Ho un'amica. E' una bella donna torinese di 49 anni, bionda e fine. La conobbi quattro anni fa quando, scesa in Riviera, si innamorò, ricambiata, di un mio amico molto più giovane di lei. Hanno avuto una lunga storia e travagliata, i cui strascichi si protraggono ancora ora: più nessun sentimento da parte di lui, forse, ma in compenso molto sesso durante i weekend. Lei ha una bella figlia appena maggiorenne, e io ho sempre provato per questa ragazzina una pena enorme. 
Penso a mia madre, augusta donna di famiglia vecchio stampo, sorridente ma temibile nella sua severità di quand'ero adolescente. E riconosco quanto la sua severità abbia preservato la mia adolescenza, quanto l'abbia saputa indirizzare e rendere sana. Litigavo con lei, strepitavo, battevo i piedi (che sono sempre stata ribelle), ma la rispettavo perché si faceva rispettare dalle bizze ormonali e caratteriali di una bimba appena cresciuta. I suoi 'no' erano no inflessibili, e allora correvo da mio padre, che mitigava la forza di quei 'no' ma non li contrastava, e io passavo la notte a piangere sul cuscino, a morderlo anche, a guardare con occhi sbarrati le luci dei lampioni che filtravano dalle persiane pensando con ardente furore al mondo, là fuori.

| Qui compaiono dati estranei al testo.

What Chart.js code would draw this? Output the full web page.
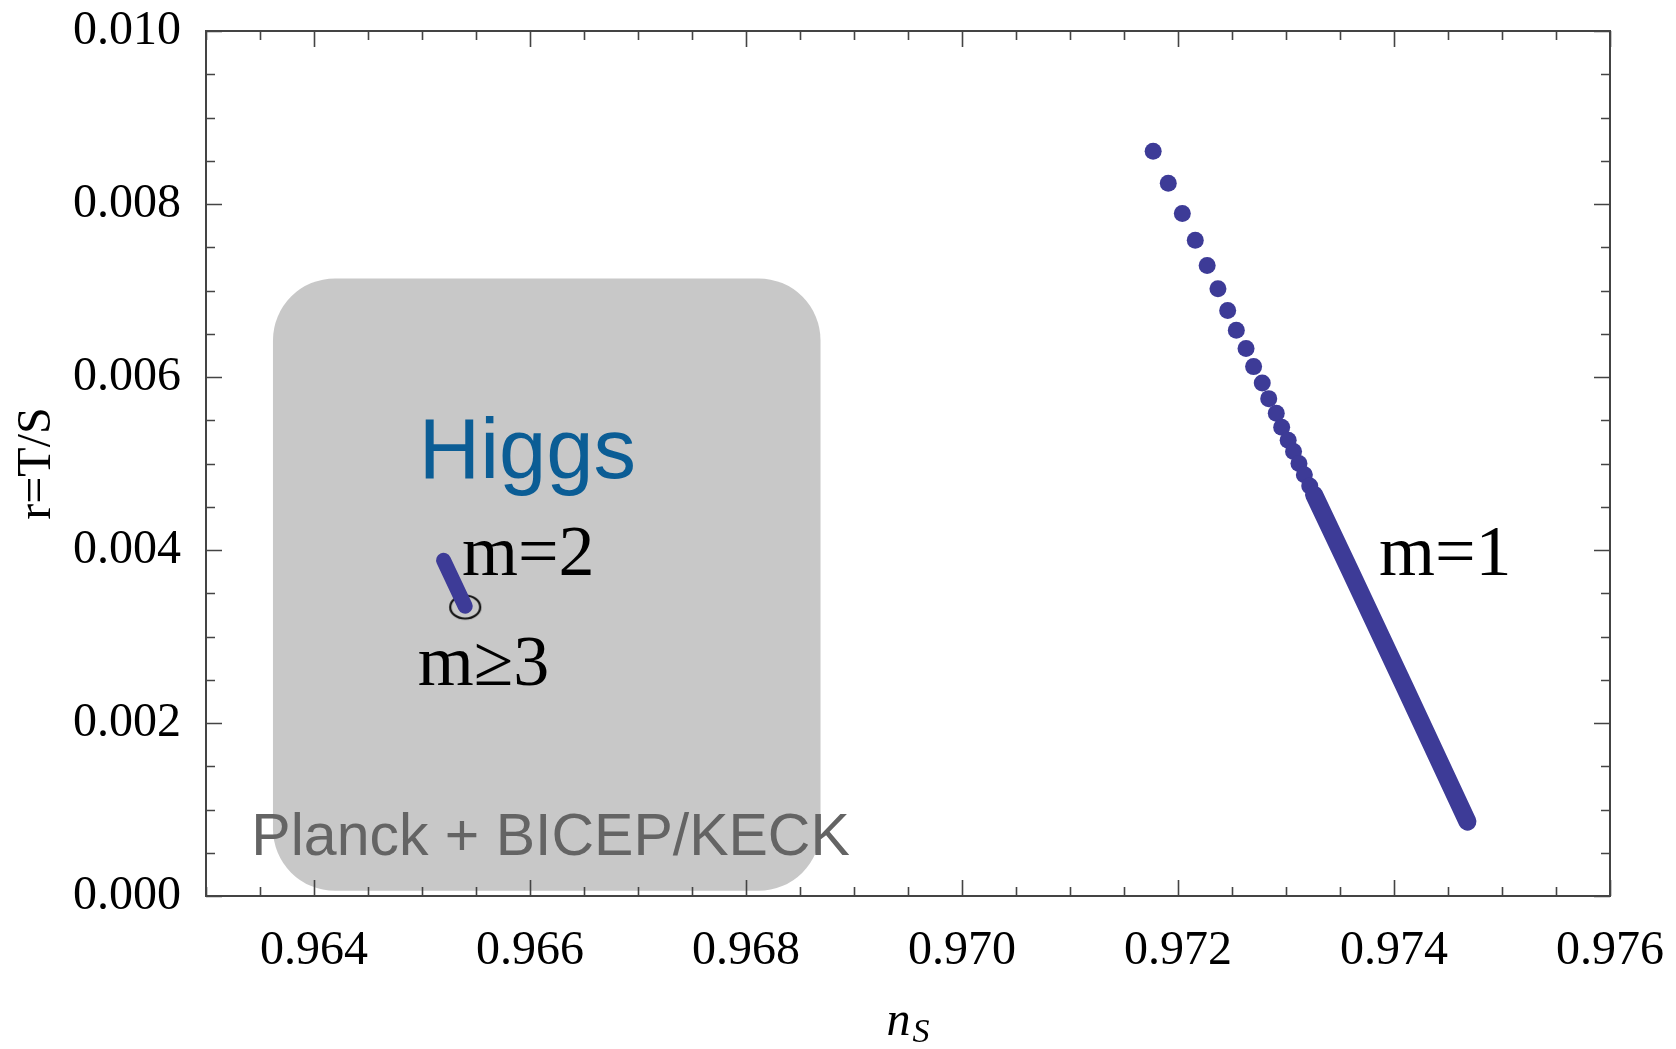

Ho avuto una madre come un grembo fertile su cui seminare la mia identità e veder crescere i frutti. Una madre che quando rispondevo male mi tirava una sberla sulle labbra, e quella fede d'oro giallo bruciava quanto l'orgoglio ferito. Oggi, scherzando, le dico talvolta: "Avresti dovuto tirarmene di più" perché il vezzo della battuta caustica e sferzante non l'ho mai perduto. Ma ho imparato a gestirlo, a indirizzarlo.
E mi chiedo: dove si sono perse le madri di quei ragazzi violenti, inconsistenti e sbandati - oggi? In quale letto, su quale scrivania ingombra di carte, in quale ansia insoddisfazione o specchio deformante? Di quale abbaglio sono vittime, di quale paura schiave e su quale sentiero vagano tentando di ritrovare la strada? Il loro smarrimento è la nostra condanna.